Using Cisco Web Collaboration Option software, Cisco TAC created Cisco Live!, a click-to-talk service that allows customers using the Website to request assistance from a live agent in the form of an immediate callback, a voice-over-the-Internet conversation, or a text chat session. Using the software's browser synchronization capability, Cisco support personnel can guide customers' browsers to the location on the Website that has the answer to their question. For customers phoning Cisco TAC, interaction can take place using the Meet Me feature of Cisco Web Collaboration Option, allowing the support engineer to supplement the conversation with Web-based visual collaboration that is tailored to the customer's needs.
"Our big win with Cisco Web Collaboration Option is the fact that, in essence, we are teaching our customers to fish rather than just giving them one fish," says Gibbs. "The fact that they come to us with a question and we can, very comfortably and at the customers' own pace, show them how to find the answers on the Web means there is a greater chance that, in the future, those customers will use the Web proactively for self-service. We really believe this is going to help us scale because it is making the customer want to go to the Web, as opposed to immediately picking up the phone to call us."
Using the Cisco Web Collaboration Option software development kit, Cisco TAC has deployed two collaborative Java applets to dramatically increase efficiency of problem resolution for many types of technical support inquiries. One of these applets, the Cisco Live! Collaborative Whiteboard, allows support engineers and remote customers to collaborate on a network topology diagram for network design, discovery, or troubleshooting purposes. The applet can be downloaded to all participants' browsers upon demand during a Cisco Live! session, providing an easy-to-use palette of networking shapes, icons, text, and colors.

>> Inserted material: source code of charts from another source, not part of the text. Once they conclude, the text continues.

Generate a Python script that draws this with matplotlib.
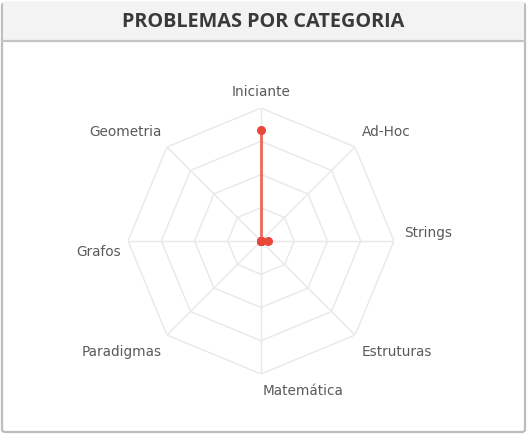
import matplotlib

matplotlib.use("Agg")
import matplotlib.pyplot as plt
import numpy as np
from matplotlib.patches import FancyBboxPatch, Rectangle

# ---- data -----------------------------------------------------------
categories = ["Iniciante", "Ad-Hoc", "Strings", "Estruturas",
              "Matemática", "Paradigmas", "Grafos", "Geometria"]
solved = [50, 0, 3, 0, 0, 0, 0, 0]
scale_max = 60
ring_levels = [15, 30, 45, 60]

# label offsets in pixels from the outer vertex, plus alignment
label_pos = {
    "Iniciante": (0, 16, "center"),
    "Ad-Hoc": (7, 15, "left"),
    "Strings": (10, 8, "left"),
    "Estruturas": (7, -17, "left"),
    "Matemática": (2, -17, "left"),
    "Paradigmas": (-5, -17, "right"),
    "Grafos": (-7, -11, "right"),
    "Geometria": (-5, 15, "right"),
}

W, H = 527, 434
RED = "#e8473a"
GRID = "#e8e8e8"

fig = plt.figure(figsize=(W / 100, H / 100), dpi=100)

# ---- panel frame ------------------------------------------------------
frame = FancyBboxPatch((2 / W, 2 / H), (W - 4) / W, (H - 5) / H,
                       boxstyle="round,pad=0,rounding_size=0.006",
                       transform=fig.transFigure, facecolor="white",
                       edgecolor="#bdbdbd", lw=1.6, zorder=-3)
fig.patches.append(frame)
header = Rectangle((2.8 / W, (H - 41) / H), (W - 5.6) / W, 38.5 / H,
                   transform=fig.transFigure, facecolor="#f3f3f3",
                   edgecolor="none", zorder=-2)
fig.patches.append(header)
fig.add_artist(plt.Line2D([2 / W, (W - 2) / W], [(H - 41) / H] * 2,
                          transform=fig.transFigure, color="#c4c4c4", lw=1.6,
                          zorder=-1))
fig.text(263 / W, (H - 22) / H, "PROBLEMAS POR CATEGORIA", ha="center",
         va="center", fontsize=14.3, fontweight="bold", color="#3a3a3a",
         family="Open Sans")

# ---- radar -------------------------------------------------------------
cx, cy, rad = 261, H - 241, 133
ax = fig.add_axes([(cx - rad) / W, (cy - rad) / H, 2 * rad / W, 2 * rad / H],
                  projection="polar")
ax.set_theta_offset(np.pi / 2)
ax.set_theta_direction(-1)
ax.set_ylim(0, scale_max)
ax.grid(False)
ax.spines["polar"].set_visible(False)
ax.set_xticks([])
ax.set_yticks([])
ax.patch.set_alpha(0)

n = len(categories)
theta = np.arange(n) * 2 * np.pi / n
theta_closed = np.append(theta, theta[0])

for lvl in ring_levels:
    ax.plot(theta_closed, [lvl] * (n + 1), color=GRID, lw=1, zorder=1)
for t in theta:
    ax.plot([t, t], [0, scale_max], color=GRID, lw=1, zorder=1)

vals = np.append(solved, solved[0])
ax.plot(theta_closed, vals, color=RED, lw=2, alpha=0.75, zorder=3)
ax.scatter(theta, solved, s=30, color=RED, zorder=4, clip_on=False)

for t, name in zip(theta, categories):
    dx, dy, ha = label_pos[name]
    ax.annotate(name, (t, scale_max), xytext=(dx, dy),
                textcoords="offset pixels", ha=ha, va="center",
                fontsize=9.8, color="#5a5a5a", annotation_clip=False)

fig.savefig("out.png", dpi=100)
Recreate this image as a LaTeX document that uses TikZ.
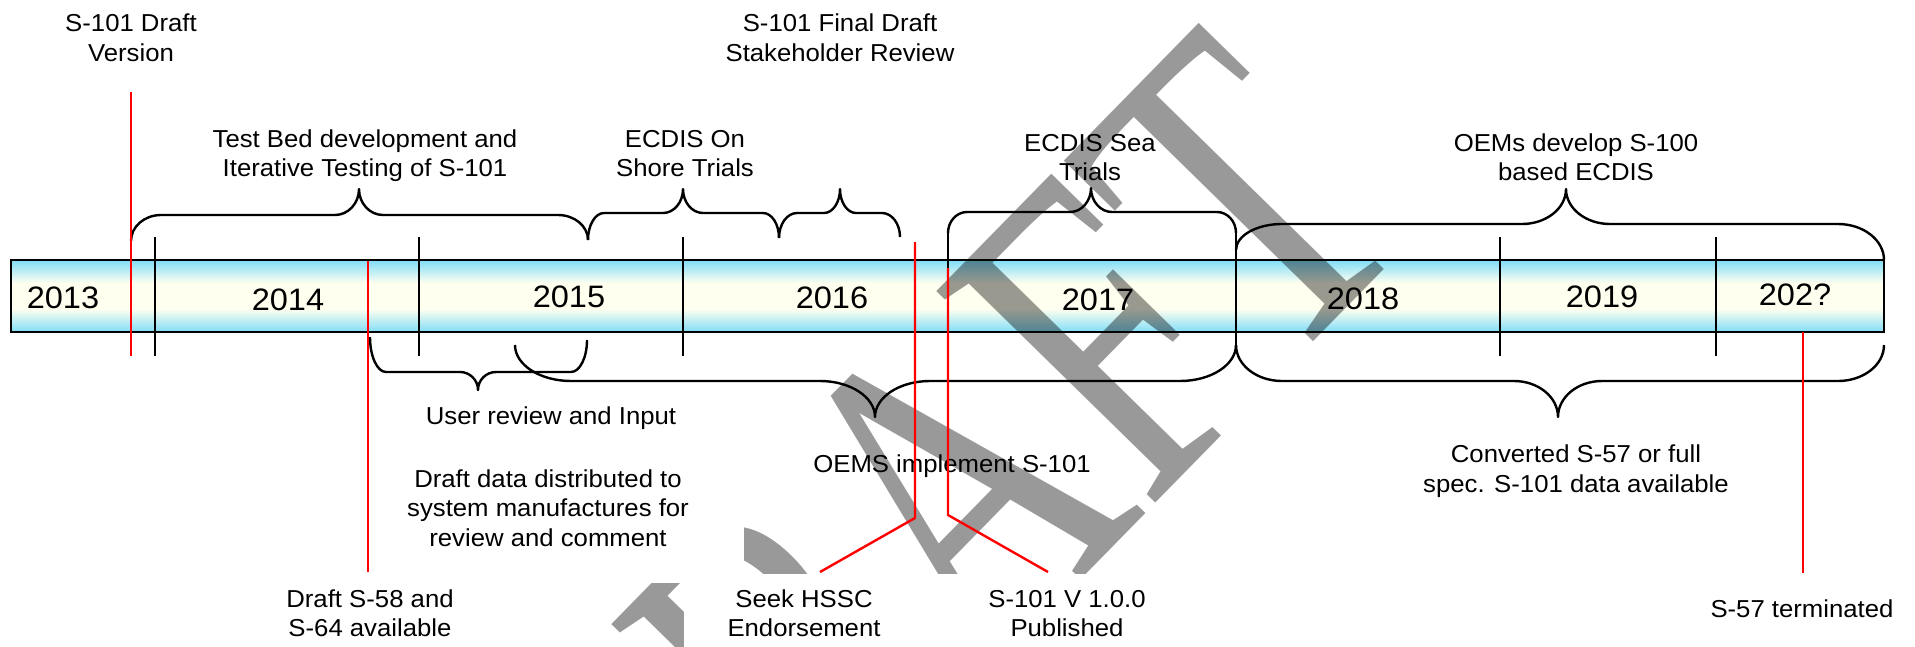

The other custom Java applet, in early stages of deployment, is the Cisco Live! Collaborative Telnet feature. It enables Cisco support engineers to connect to a customer's network device by telnet and begin troubleshooting exercises. The customer can watch the support engineer's actions and also actively participate in the troubleshooting session, creating a valuable learning experience. As with the Cisco Live! Collaborative Whiteboard, the Cisco Live! Collaborative Telnet applet runs locally on each computer, allowing all participants to save and print the session.
As expected, the addition of Web collaboration and live human interaction to Cisco TAC's customer care offerings has boosted customer satisfaction levels. Currently, on a scale of 1 to 5, customer satisfaction scores for Cisco Live! interactions are 0.2 point higher than telephone calls only and 0.4 point higher than e-mail-only interactions. And with the Cisco solutions implemented into Cisco TAC's infrastructure, the center's goal has been realized: greater ease of access for customers.